No. 11,005 | Ind. | Mar 6, 1884

Best, C.

This action was brought by the appellee against the appellants to foreclose a mortgage.

The facts averred are substantially these: That James Golden, deceased, and Abraham Weaver, on the 22d day of January, 1879, made their note to the appellee for $770; that Golden was principal and Weaver surety, and on the next day Golden and his wife executed to Weaver a mortgage upon eighty acres of land to secure the payment of said note and to indemnify Weaver against its payment; that on the 5th day of November, 1880, said note was placed in the hands of Levi Ferguson, an attorney, for collection, and that he continued the appellee’s attorney until the 25th day of *109December, 1881; that during this time Henry A. Smock became a partner of said Ferguson in the practice of the law, and both were fully informed as to the execution of said mortgage; that said Weaver purchased two-thirds of said land from the administrator of said decedent, and the residue from the widow; that thereafter he released of record the said mortgage, and on the 21st day of November, 1881, he executed to said Ferguson & Smock a mortgage upon said land to secure a note of $176.81, they then held against him; that the appellant Mitchell claims the mortgage made to Ferguson & Smock as aforesaid. Prayer that the entry of satisfaction be set aside, the mortgage be foreclosed on behalf of the appellee as against all the defendants, etc.
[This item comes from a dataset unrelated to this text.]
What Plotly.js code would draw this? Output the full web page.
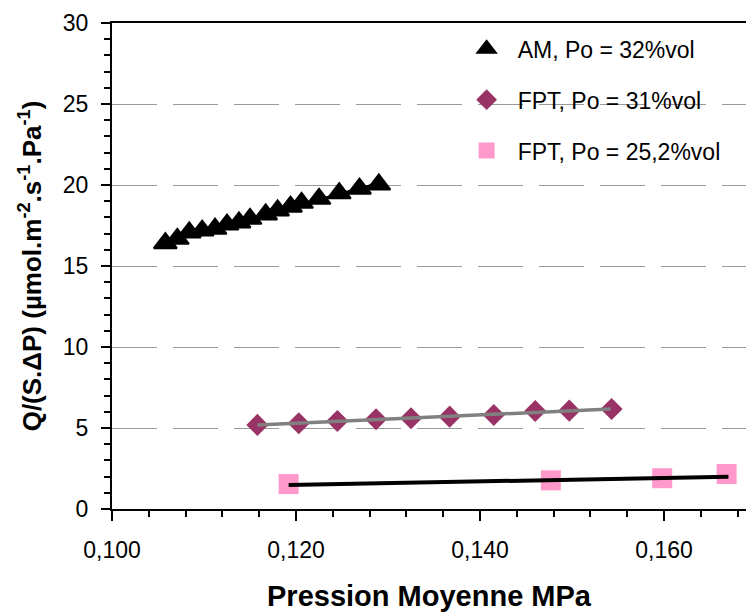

The appellant Mitchell filed an answer of three paragraphs. The first was subsequently withdrawn, and the second was embraced within the third.

The third averred substantially that before the execution of the mortgage to Ferguson & Smock, they inquired of the appellee whether he had or intended to claim any interest in or lien upon said land by virtue of such mortgage so executed to said Golden, and he informed them that he did not have, nor did he intend to claim any interest in or lien upon said land, and that said Ferguson & Smock, relying upon said statement, accepted such mortgage as security for their claim, and afterwards sold and transferred said mortgage for value to the appellant, who purchased the same without notice of the appellee’s claim, and after the mortgage sued upon had been released of record, by reason of which he avers that the appellee is estopped to assert such mortgage as against him.

A demurrer was sustained to the second and third paragraphs of the answer, and the appellant declining to further plead, final judgment was rendered foreclosing said mortgage as against all the appellants.

The ruling upon the demurrer presents the only question in the record.

The facts averred in these paragraphs did not, as we think, *110constitute an estoppel. The statements were made to Ferguson & Smock, from whom the appellant purchased his claim. They were, at the time the statements were made, the appellee’s attorneys, and knew the facts. The statement that he had no lien was not the statement of a fact, but the expression of an opinion as to his rights under the mortgage, and an opinion upon which his .attorneys had no right to rely. Nor did they have any right to rely upon the statement that he did not intend to enforce the mortgage. They knew he had the right to change his mind at any moment, and it was their duty to advise him to do so in order to collect his claim. Indeed, they could not discharge their duty to him without maintaining the most unquestioned loyalty to his interest, and therefore they could' neither acquire any claim prejudicial to his interest, nor assert an estoppel to his prejudice.

Filed March 6, 1884.

Again, the statement that the appellee would not enforce the mortgage was a mere naked assertion, not based upon any consideration, made without being informed that Ferguson & Smock either intended or expected to take the mortgage in question, could be withdrawn at pleasure, and therefore did not constitute an estoppel.

The fact that the mortgage made to Weaver had been released of record before the appellant purchased the mortgage of Ferguson & Smock added nothing to the answer. The former showed, upon its face, that it secured the appellee’s claim,'and its cancellation by Weaver without the payment of the appellee’s debt did not extinguish the lien. This the appellant was bound to know, and when he purchased a subsequent mortgage, without ascertaining whether or not the former had, in fact, been paid, he took the risk and must bear the loss.

These paragraphs were insufficient, and the demurrer properly sustained. The judgment should therefore be affirmed.

Per Curiam. — It is therefore ordered, upon the foregoing opinion, that the judgment be and it is hereby in all things, affirmed, at the appellants’ costs.